**What you need to do**
Print the lines that start the entries and continue through the one holding "import pandas as pd", please, exactly and with the pictures omitted.

═════ Source records ═════

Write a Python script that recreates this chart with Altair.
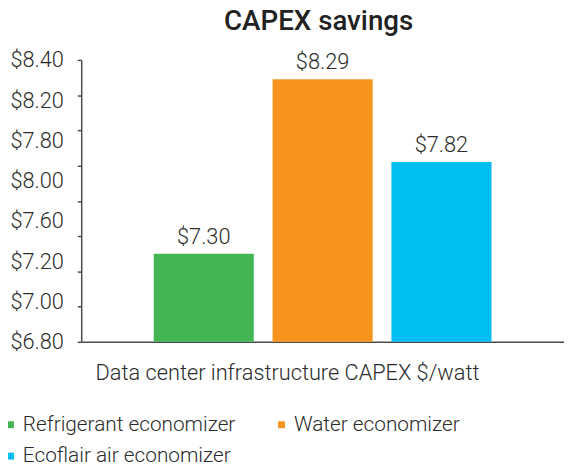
import altair as alt
import pandas as pd

series = ["Refrigerant economizer", "Water economizer", "Ecoflair air economizer"]
values = [7.30, 8.29, 7.82]
value_labels = ["$7.30", "$8.29", "$7.82"]
colors = ["#44B553", "#F7941D", "#00BDF2"]
legend_order = ["Refrigerant economizer", "Ecoflair air economizer", "Water economizer"]
y_ticks = [6.8, 7.0, 7.2, 7.4, 7.6, 7.8, 8.0, 8.2, 8.4]
y_tick_labels = ["$6.80", "$7.00", "$7.20", "$7.60", "$8.00", "$7.80", "$8.20", "$8.40"]
title_text = "CAPEX savings"
x_title = "Data center infrastructure CAPEX $/watt"

df = pd.DataFrame({"series": series, "value": values, "label": value_labels})
lab_df = pd.DataFrame({"idx": list(range(len(y_tick_labels))), "txt": y_tick_labels})

FONT = "Roboto"
TW = 300
TXT = "#2b2b2b"
AX = "#4a4a4a"

x_enc = alt.X(
    "series:N",
    sort=series,
    scale=alt.Scale(paddingInner=0.158, paddingOuter=0.61),
    axis=alt.Axis(
        orient="bottom", title=x_title, labels=False, ticks=False, domainColor=AX, domainWidth=1.5,
        titleFont=FONT, titleFontSize=22, titleFontWeight=TW, titleColor=TXT,
        titleX=208, titleY=31, titleBaseline="middle", titleAlign="center",
    ),
)
y_scale = alt.Scale(domain=[6.8, 8.4], zero=False, nice=False)

bars = alt.Chart(df).mark_bar(clip=True).encode(
    x=x_enc,
    y=alt.Y(
        "value:Q", scale=y_scale,
        axis=alt.Axis(orient="left", values=y_ticks, labels=False, tickSize=4, tickColor=AX,
                      tickWidth=1.5, domainColor=AX, domainWidth=1.5, grid=False, title=None),
    ),
    color=alt.Color(
        "series:N", sort=series,
        scale=alt.Scale(domain=series, range=colors),
        legend=alt.Legend(
            title=None, orient="none", legendX=-82, legendY=358, columns=2, values=legend_order,
            columnPadding=36, rowPadding=10, symbolType="square", symbolSize=49,
            symbolStrokeWidth=0, labelOffset=2, labelFont=FONT, labelFontSize=21,
            labelFontWeight=TW, labelColor=TXT, labelLimit=400, padding=0,
        ),
    ),
)

texts = alt.Chart(df).mark_text(
    baseline="bottom", dy=-5, font=FONT, fontSize=22, fontWeight=TW, color=TXT
).encode(
    x=alt.X("series:N", sort=series),
    y=alt.Y("value:Q", scale=y_scale, axis=None),
    text="label:N",
)

label_expr = "[" + ",".join("'" + s + "'" for s in y_tick_labels) + "][datum.value]"
ylabels = alt.Chart(lab_df).mark_point(opacity=0).encode(
    y=alt.Y(
        "idx:Q",
        scale=alt.Scale(domain=[0, len(y_tick_labels) - 1], nice=False, zero=False),
        axis=alt.Axis(orient="left", values=list(range(len(y_tick_labels))), labelExpr=label_expr,
                      domain=False, ticks=False, tickSize=0, labelPadding=18, grid=False,
                      title=None, labelFont=FONT, labelFontSize=22, labelFontWeight=TW,
                      labelColor=TXT, labelOverlap=False),
    ),
)

chart = alt.layer(bars, texts, ylabels).resolve_scale(y="independent").properties(
    width=488, height=285,
    title=alt.TitleParams(title_text, font=FONT, fontSize=28, fontWeight=500, color="#222222",
                          anchor="middle", offset=13, dx=-4),
    autosize=alt.AutoSizeParams(type="none"),
    padding={"left": 74, "top": 50, "right": 0, "bottom": 123},
).configure_view(stroke=None)

chart.save("out.html", embed_options={"renderer": "svg", "actions": False})
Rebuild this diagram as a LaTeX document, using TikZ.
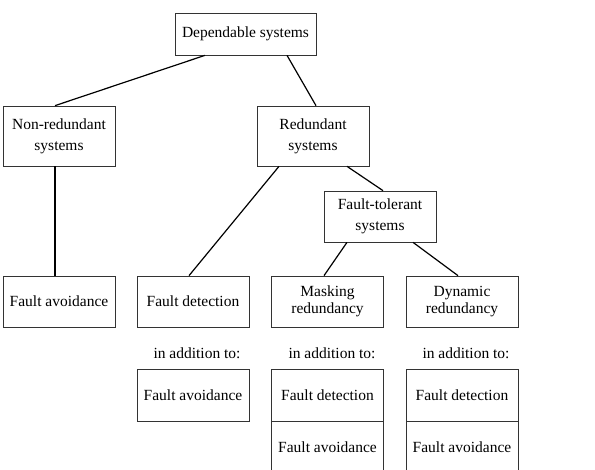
\documentclass[tikz,border=0pt]{standalone}
\usepackage{fontspec}
\setmainfont{Liberation Serif}
\begin{document}
\begin{tikzpicture}[x=1pt,y=-1pt,
  box/.style={draw=black!80,line width=0.7pt,minimum width=112pt,inner sep=0pt,align=center,font=\fontsize{15.5}{21}\selectfont},
  tight/.style={font=\fontsize{15.5}{17.5}\selectfont},
  lbl/.style={inner sep=0pt,font=\fontsize{15.5}{21}\selectfont},
  conn/.style={line width=1.2pt}]
\useasboundingbox (0,0) rectangle (595,470);
\node[box,minimum width=141pt,minimum height=42pt] (dep) at (245.5,34) {Dependable systems};
\node[box,minimum height=60pt] (non) at (59,136) {Non-redundant\\systems};
\node[box,minimum height=60pt] (red) at (313,136) {Redundant\\systems};
\node[box,minimum height=51pt] (ft) at (380,216.5) {Fault-tolerant\\systems};
\node[box,minimum height=51pt] (fa) at (59,301.5) {Fault avoidance};
\node[box,minimum height=51pt] (fd) at (193,301.5) {Fault detection};
\node[box,tight,minimum height=51pt] (mask) at (327.5,301.5) {Masking\\redundancy};
\node[box,tight,minimum height=51pt] (dyn) at (462,301.5) {Dynamic\\redundancy};
\node[lbl] (ia1) at (197,353) {in addition to:};
\node[lbl] (ia2) at (332,353) {in addition to:};
\node[lbl] (ia3) at (466,353) {in addition to:};
\node[box,minimum height=52pt] (fd2) at (193,395) {Fault avoidance};
\node[box,minimum height=52pt] (m1) at (327.5,395) {Fault detection};
\node[box,minimum height=52pt] (m2) at (327.5,447) {Fault avoidance};
\node[box,minimum height=52pt] (d1) at (462,395) {Fault detection};
\node[box,minimum height=52pt] (d2) at (462,447) {Fault avoidance};
\draw[conn] ([xshift=-40.5pt]dep.south) -- ([xshift=-4pt]non.north);
\draw[conn] ([xshift=41.5pt]dep.south) -- ([xshift=3pt]red.north);
\draw[conn] ([xshift=-4pt]non.south) -- ([xshift=-4pt]fa.north);
\draw[conn] ([xshift=-34pt]red.south) -- ([xshift=-4pt]fd.north);
\draw[conn] ([xshift=34pt]red.south) -- ([xshift=3pt]ft.north);
\draw[conn] ([xshift=-33pt]ft.south) -- ([xshift=-3.5pt]mask.north);
\draw[conn] ([xshift=33pt]ft.south) -- ([xshift=-4pt]dyn.north);
\end{tikzpicture}
\end{document}
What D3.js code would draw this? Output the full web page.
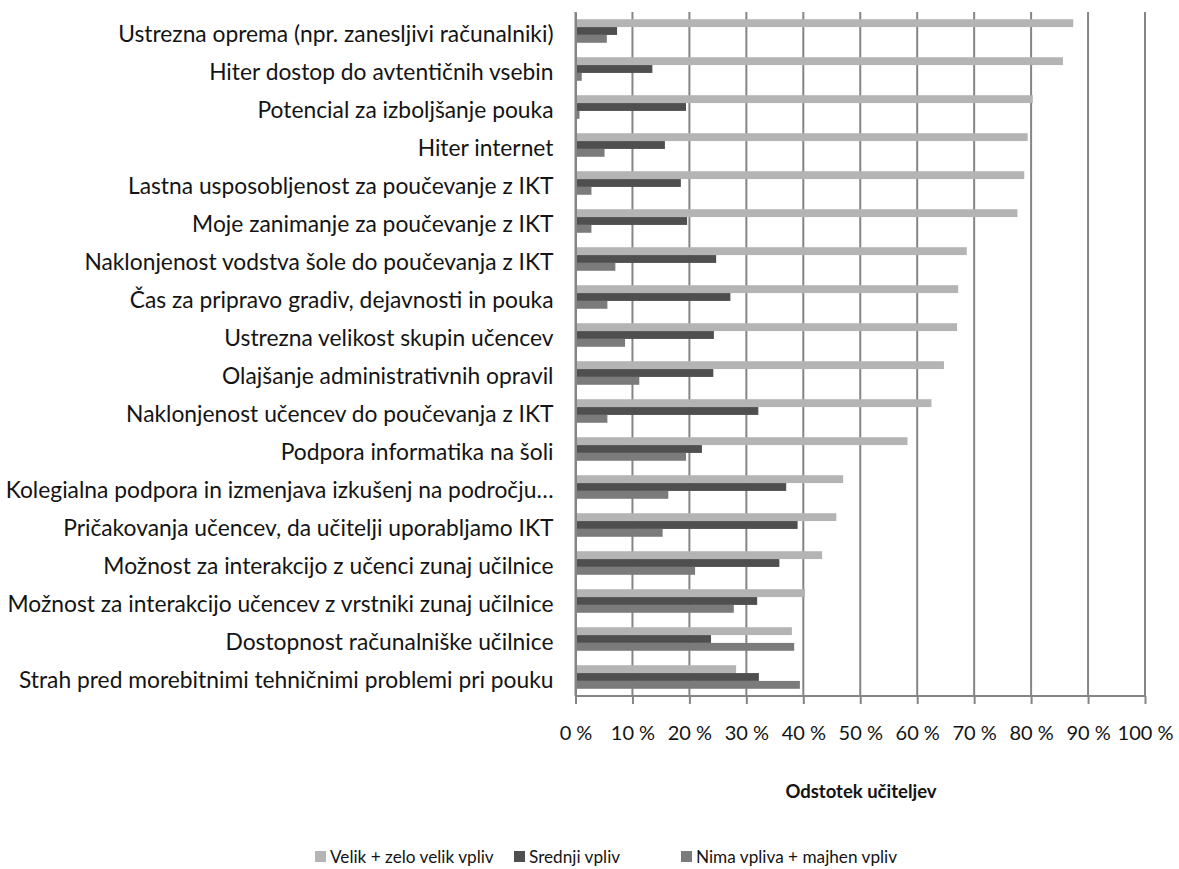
<!DOCTYPE html>
<html>
<head>
<meta charset="utf-8">
<script src="https://cdn.jsdelivr.net/npm/d3@7"></script>
<style>
  html, body { margin: 0; padding: 0; background: #fff; }
  svg { display: block; }
  text { font-family: Lato, "Open Sans", sans-serif; fill: #141414; }
</style>
</head>
<body>
<svg id="chart" width="1179" height="869"></svg>
<script>
// Dejavniki, ki vplivajo na uporabo IKT pri pouku
const categories = [
  "Ustrezna oprema (npr. zanesljivi računalniki)",
  "Hiter dostop do avtentičnih vsebin",
  "Potencial za izboljšanje pouka",
  "Hiter internet",
  "Lastna usposobljenost za poučevanje z IKT",
  "Moje zanimanje za poučevanje z IKT",
  "Naklonjenost vodstva šole do poučevanja z IKT",
  "Čas za pripravo gradiv, dejavnosti in pouka",
  "Ustrezna velikost skupin učencev",
  "Olajšanje administrativnih opravil",
  "Naklonjenost učencev do poučevanja z IKT",
  "Podpora informatika na šoli",
  "Kolegialna podpora in izmenjava izkušenj na področju…",
  "Pričakovanja učencev, da učitelji uporabljamo IKT",
  "Možnost za interakcijo z učenci zunaj učilnice",
  "Možnost za interakcijo učencev z vrstniki zunaj učilnice",
  "Dostopnost računalniške učilnice",
  "Strah pred morebitnimi tehničnimi problemi pri pouku"
];

const seriesNames = ["Velik + zelo velik vpliv", "Srednji vpliv", "Nima vpliva + majhen vpliv"];

const velikVpliv = [87.4, 85.6, 80.3, 79.4, 78.8, 77.6, 68.7, 67.2, 67.0, 64.7, 62.5, 58.3, 47.0, 45.8, 43.3, 40.3, 38.0, 28.2];
const srednjiVpliv = [7.3, 13.5, 19.4, 15.7, 18.5, 19.6, 24.7, 27.2, 24.3, 24.2, 32.1, 22.2, 37.0, 39.0, 35.8, 31.9, 23.8, 32.2];
const majhenVpliv = [5.5, 1.1, 0.7, 5.1, 2.8, 2.8, 7.0, 5.6, 8.7, 11.2, 5.6, 19.4, 16.3, 15.3, 21.0, 27.8, 38.4, 39.4];

const xTicks = [0, 10, 20, 30, 40, 50, 60, 70, 80, 90, 100];
const xTitle = "Odstotek učiteljev";

const seriesValues = [velikVpliv, srednjiVpliv, majhenVpliv];
const colors = ["#b4b4b4", "#4f4f4f", "#7b7b7b"];

const svg = d3.select("#chart");
const plot = { left: 575.5, right: 1145, top: 12, bottom: 696 };

const x = d3.scaleLinear().domain([0, 100]).range([plot.left, plot.right]);
const y = d3.scaleBand().domain(categories).range([plot.top, plot.bottom]).paddingInner(0.38).paddingOuter(0.19);
const ySub = d3.scaleBand().domain(d3.range(seriesNames.length)).range([0, y.bandwidth()]);

// mrežne črte
svg.append("g")
  .selectAll("line")
  .data(xTicks)
  .join("line")
  .attr("x1", d => x(d)).attr("x2", d => x(d))
  .attr("y1", plot.top).attr("y2", plot.bottom)
  .attr("stroke", "#858585").attr("stroke-width", 2);

// stolpci
const rows = categories.map((c, i) => ({ c, vals: seriesValues.map(s => s[i]) }));
svg.append("g")
  .selectAll("g")
  .data(rows)
  .join("g")
  .attr("transform", d => `translate(0,${y(d.c)})`)
  .selectAll("rect")
  .data(d => d.vals.map((v, k) => ({ v, k })))
  .join("rect")
  .attr("x", x(0))
  .attr("y", d => ySub(d.k))
  .attr("width", d => x(d.v) - x(0))
  .attr("height", ySub.bandwidth())
  .attr("fill", d => colors[d.k]);

// os x
const xAxis = d3.axisBottom(x).tickValues(xTicks).tickSize(8).tickPadding(22)
  .tickFormat(d => d + " %");
const gx = svg.append("g").attr("transform", `translate(0,${plot.bottom})`).call(xAxis);
gx.select(".domain").attr("stroke", "#858585").attr("stroke-width", 2).attr("d", `M${x(0)},0H${x(100)}`);
gx.selectAll(".tick text").attr("font-size", 20).attr("font-family", "Lato, sans-serif").attr("fill", "#141414");
gx.selectAll(".tick line").attr("stroke", "#858585").attr("stroke-width", 2);

// os y
const yAxis = d3.axisLeft(y).tickSize(0).tickPadding(22);
const gy = svg.append("g").attr("transform", `translate(${plot.left},0)`).call(yAxis);
gy.select(".domain").attr("stroke", "#858585").attr("stroke-width", 2);
gy.selectAll(".tick text").attr("font-size", 22.8).attr("dy", "0.5em")
  .attr("font-family", "Lato, sans-serif").attr("fill", "#141414");

// naslov osi
svg.append("text")
  .attr("x", 861).attr("y", 798)
  .attr("text-anchor", "middle")
  .attr("font-size", 18.5).attr("font-weight", "bold")
  .text(xTitle);

// legenda
const legendX = [315, 514, 681];
const lg = svg.append("g").selectAll("g").data(seriesNames).join("g")
  .attr("transform", (d, i) => `translate(${legendX[i]},857)`);
lg.append("rect").attr("x", 0).attr("y", -6).attr("width", 11).attr("height", 11).attr("fill", (d, i) => colors[i]);
lg.append("text").attr("x", 15).attr("y", 6).attr("font-size", 17.2).text(d => d);
</script>
</body>
</html>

═════

**Correct output**
Write a Python script that recreates this chart with Altair.
import altair as alt
import pandas as pd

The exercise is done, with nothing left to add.